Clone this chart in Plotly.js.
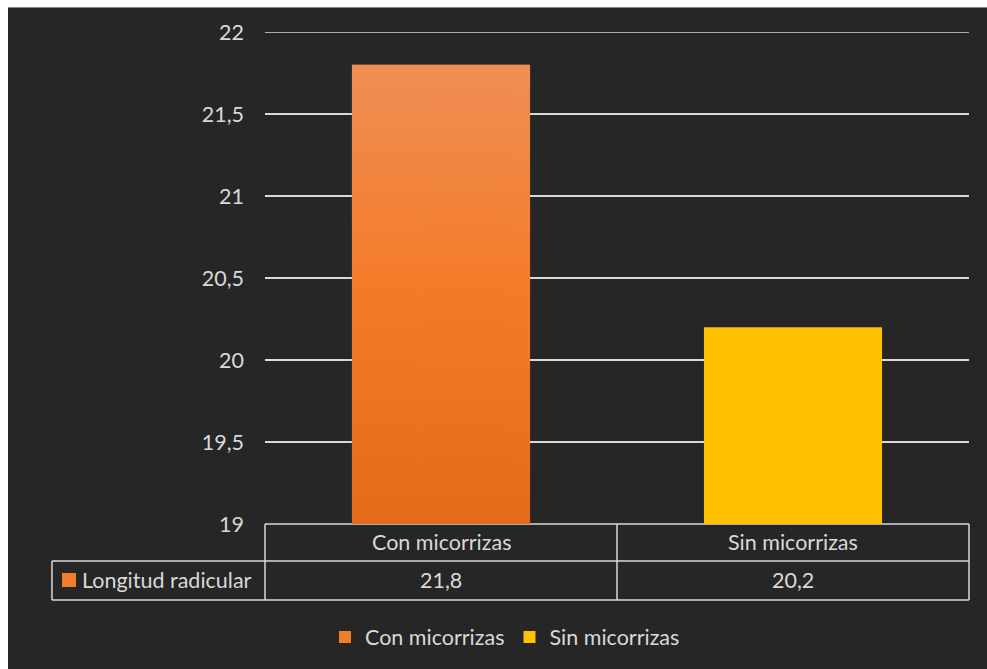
<!DOCTYPE html>
<html>
<head>
<meta charset="utf-8">
<script src="https://cdn.plot.ly/plotly-3.0.1.min.js"></script>
<style>
  html, body { margin: 0; padding: 0; background: #ffffff; }
  #chart { position: absolute; left: 8px; top: 7px; width: 979px; height: 662px; border-top: 1px solid #8a8a8a; box-sizing: border-box; }
</style>
</head>
<body>
<div id="chart"></div>
<script>
// ---- data ----
const categories = ['Con micorrizas', 'Sin micorrizas'];
const values = [21.8, 20.2];
const seriesName = 'Longitud radicular';
const yTickVals = [19, 19.5, 20, 20.5, 21, 21.5, 22];

const barColors = ['#F07D2A', '#FFC000'];
const textColor = '#d9d9d9';
const lineColor = '#d9d9d9';
const fontFamily = 'Lato, "Open Sans", sans-serif';
const fs = 21.5;
const barWidth = 0.506;
const yMin = Math.min(...yTickVals), yMax = Math.max(...yTickVals);

// gradient image (pixels only; placed through the axes)
function gradientURL(stops) {
  const cv = document.createElement('canvas');
  cv.width = 4; cv.height = 256;
  const ctx = cv.getContext('2d');
  const g = ctx.createLinearGradient(0, 0, 0, 256);
  stops.forEach(([o, c]) => g.addColorStop(o, c));
  ctx.fillStyle = g;
  ctx.fillRect(0, 0, 4, 256);
  return cv.toDataURL('image/png');
}
const orangeGrad = gradientURL([[0, '#EF8E55'], [0.45, '#F47D2C'], [1, '#E46B19']]);

const traces = categories.map((c, i) => ({
  type: 'bar',
  name: c,
  x: [c],
  y: [values[i]],
  width: barWidth,
  marker: { color: barColors[i], line: { width: 0 } },
  hoverinfo: 'x+y'
}));

function fmt(v) { return String(v).replace('.', ','); }

// table geometry (paper coords)
const row1Mid = -0.0376, row2Top = -0.0752, row2Bot = -0.1545, row2Mid = -0.1148;
const labelLeft = -0.3026;

const shapes = [
  { type: 'line', xref: 'paper', yref: 'y', x0: 0, x1: 1, y0: yMax, y1: yMax },
  { type: 'line', xref: 'paper', yref: 'paper', x0: 0, x1: 1, y0: 0, y1: 0 },
  { type: 'line', xref: 'paper', yref: 'paper', x0: labelLeft, x1: 1, y0: row2Top, y1: row2Top },
  { type: 'line', xref: 'paper', yref: 'paper', x0: labelLeft, x1: 1, y0: row2Bot, y1: row2Bot },
  { type: 'line', xref: 'paper', yref: 'paper', x0: 0, x1: 0, y0: 0, y1: row2Bot },
  { type: 'line', xref: 'paper', yref: 'paper', x0: 0.5, x1: 0.5, y0: 0, y1: row2Bot },
  { type: 'line', xref: 'paper', yref: 'paper', x0: 1, x1: 1, y0: 0, y1: row2Bot },
  { type: 'line', xref: 'paper', yref: 'paper', x0: labelLeft, x1: labelLeft, y0: row2Top, y1: row2Bot }
].map(s => Object.assign(s, { layer: 'below', line: { color: lineColor, width: 1.5 } }));

// legend key square in table
shapes.push({ type: 'rect', xref: 'paper', yref: 'paper',
  x0: (62 - 265) / 704, x1: (76 - 265) / 704, y0: (523 - 572) / 492, y1: (523 - 586) / 492,
  fillcolor: barColors[0], line: { width: 0 } });

const annotations = [];
categories.forEach((c, i) => {
  annotations.push({ xref: 'x', yref: 'paper', x: c, y: row1Mid, text: c, showarrow: false,
    xanchor: 'center', yanchor: 'middle', font: { family: fontFamily, size: fs, color: textColor } });
  annotations.push({ xref: 'x', yref: 'paper', x: c, y: row2Mid, text: fmt(values[i]), showarrow: false,
    xanchor: 'center', yanchor: 'middle', font: { family: fontFamily, size: fs, color: textColor } });
});
annotations.push({ xref: 'paper', yref: 'paper', x: (80 - 265) / 704, y: row2Mid, text: seriesName, showarrow: false,
  xanchor: 'left', yanchor: 'middle', font: { family: fontFamily, size: fs, color: textColor } });

// gradient overlay on the first bar, placed with the axes from the data
const images = [{
  source: orangeGrad, xref: 'x', yref: 'y',
  x: categories[0], y: values[0], sizex: barWidth, sizey: values[0] - yMin,
  xanchor: 'center', yanchor: 'top', sizing: 'stretch', layer: 'above'
}];

const layout = {
  width: 979, height: 662,
  margin: { l: 257, r: 18, t: 24, b: 146, pad: 0 },
  paper_bgcolor: '#262626',
  plot_bgcolor: '#262626',
  separators: ',.',
  barmode: 'overlay',
  showlegend: true,
  legend: { orientation: 'h', x: (505 - 265) / 704, xanchor: 'center', y: (523 - 636) / 492, yanchor: 'middle',
    font: { family: fontFamily, size: fs, color: textColor }, bgcolor: 'rgba(0,0,0,0)' },
  xaxis: { type: 'category', showticklabels: false, showgrid: false, zeroline: false, showline: false, ticks: '', fixedrange: true },
  yaxis: { range: [yMin, yMax], tickvals: yTickVals, showgrid: true, gridcolor: lineColor, gridwidth: 1.5,
    zeroline: false, showline: false, ticks: '', ticklabelstandoff: 20,
    tickfont: { family: fontFamily, size: fs, color: textColor }, fixedrange: true },
  shapes: shapes,
  annotations: annotations,
  images: images,
  font: { family: fontFamily, color: textColor }
};

Plotly.newPlot('chart', traces, layout, { displayModeBar: false, staticPlot: true });
</script>
</body>
</html>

* * *

**Exercise prompt:**
Copy the data exactly. Any picture it contains is to be omitted.

**Response:**
Clone this chart in Plotly.js.
<!DOCTYPE html>
<html>
<head>
<meta charset="utf-8">
<script src="https://cdn.plot.ly/plotly-3.0.1.min.js"></script>
<style>
  html, body { margin: 0; padding: 0; background: #ffffff; }
  #chart { position: absolute; left: 8px; top: 7px; width: 979px; height: 662px; border-top: 1px solid #8a8a8a; box-sizing: border-box; }
</style>
</head>
<body>
<div id="chart"></div>
<script>
// ---- data ----
const categories = ['Con micorrizas', 'Sin micorrizas'];
const values = [21.8, 20.2];
const seriesName = 'Longitud radicular';
const yTickVals = [19, 19.5, 20, 20.5, 21, 21.5, 22];

const barColors = ['#F07D2A', '#FFC000'];
const textColor = '#d9d9d9';
const lineColor = '#d9d9d9';
const fontFamily = 'Lato, "Open Sans", sans-serif';
const fs = 21.5;
const barWidth = 0.506;
const yMin = Math.min(...yTickVals), yMax = Math.max(...yTickVals);

// gradient image (pixels only; placed through the axes)
function gradientURL(stops) {
  const cv = document.createElement('canvas');
  cv.width = 4; cv.height = 256;
  const ctx = cv.getContext('2d');
  const g = ctx.createLinearGradient(0, 0, 0, 256);
  stops.forEach(([o, c]) => g.addColorStop(o, c));
  ctx.fillStyle = g;
  ctx.fillRect(0, 0, 4, 256);
  return cv.toDataURL('image/png');
}
const orangeGrad = gradientURL([[0, '#EF8E55'], [0.45, '#F47D2C'], [1, '#E46B19']]);

const traces = categories.map((c, i) => ({
  type: 'bar',
  name: c,
  x: [c],
  y: [values[i]],
  width: barWidth,
  marker: { color: barColors[i], line: { width: 0 } },
  hoverinfo: 'x+y'
}));

function fmt(v) { return String(v).replace('.', ','); }

// table geometry (paper coords)
const row1Mid = -0.0376, row2Top = -0.0752, row2Bot = -0.1545, row2Mid = -0.1148;
const labelLeft = -0.3026;

const shapes = [
  { type: 'line', xref: 'paper', yref: 'y', x0: 0, x1: 1, y0: yMax, y1: yMax },
  { type: 'line', xref: 'paper', yref: 'paper', x0: 0, x1: 1, y0: 0, y1: 0 },
  { type: 'line', xref: 'paper', yref: 'paper', x0: labelLeft, x1: 1, y0: row2Top, y1: row2Top },
  { type: 'line', xref: 'paper', yref: 'paper', x0: labelLeft, x1: 1, y0: row2Bot, y1: row2Bot },
  { type: 'line', xref: 'paper', yref: 'paper', x0: 0, x1: 0, y0: 0, y1: row2Bot },
  { type: 'line', xref: 'paper', yref: 'paper', x0: 0.5, x1: 0.5, y0: 0, y1: row2Bot },
  { type: 'line', xref: 'paper', yref: 'paper', x0: 1, x1: 1, y0: 0, y1: row2Bot },
  { type: 'line', xref: 'paper', yref: 'paper', x0: labelLeft, x1: labelLeft, y0: row2Top, y1: row2Bot }
].map(s => Object.assign(s, { layer: 'below', line: { color: lineColor, width: 1.5 } }));

// legend key square in table
shapes.push({ type: 'rect', xref: 'paper', yref: 'paper',
  x0: (62 - 265) / 704, x1: (76 - 265) / 704, y0: (523 - 572) / 492, y1: (523 - 586) / 492,
  fillcolor: barColors[0], line: { width: 0 } });

const annotations = [];
categories.forEach((c, i) => {
  annotations.push({ xref: 'x', yref: 'paper', x: c, y: row1Mid, text: c, showarrow: false,
    xanchor: 'center', yanchor: 'middle', font: { family: fontFamily, size: fs, color: textColor } });
  annotations.push({ xref: 'x', yref: 'paper', x: c, y: row2Mid, text: fmt(values[i]), showarrow: false,
    xanchor: 'center', yanchor: 'middle', font: { family: fontFamily, size: fs, color: textColor } });
});
annotations.push({ xref: 'paper', yref: 'paper', x: (80 - 265) / 704, y: row2Mid, text: seriesName, showarrow: false,
  xanchor: 'left', yanchor: 'middle', font: { family: fontFamily, size: fs, color: textColor } });

// gradient overlay on the first bar, placed with the axes from the data
const images = [{
  source: orangeGrad, xref: 'x', yref: 'y',
  x: categories[0], y: values[0], sizex: barWidth, sizey: values[0] - yMin,
  xanchor: 'center', yanchor: 'top', sizing: 'stretch', layer: 'above'
}];

const layout = {
  width: 979, height: 662,
  margin: { l: 257, r: 18, t: 24, b: 146, pad: 0 },
  paper_bgcolor: '#262626',
  plot_bgcolor: '#262626',
  separators: ',.',
  barmode: 'overlay',
  showlegend: true,
  legend: { orientation: 'h', x: (505 - 265) / 704, xanchor: 'center', y: (523 - 636) / 492, yanchor: 'middle',
    font: { family: fontFamily, size: fs, color: textColor }, bgcolor: 'rgba(0,0,0,0)' },
  xaxis: { type: 'category', showticklabels: false, showgrid: false, zeroline: false, showline: false, ticks: '', fixedrange: true },
  yaxis: { range: [yMin, yMax], tickvals: yTickVals, showgrid: true, gridcolor: lineColor, gridwidth: 1.5,
    zeroline: false, showline: false, ticks: '', ticklabelstandoff: 20,
    tickfont: { family: fontFamily, size: fs, color: textColor }, fixedrange: true },
  shapes: shapes,
  annotations: annotations,
  images: images,
  font: { family: fontFamily, color: textColor }
};

Plotly.newPlot('chart', traces, layout, { displayModeBar: false, staticPlot: true });
</script>
</body>
</html>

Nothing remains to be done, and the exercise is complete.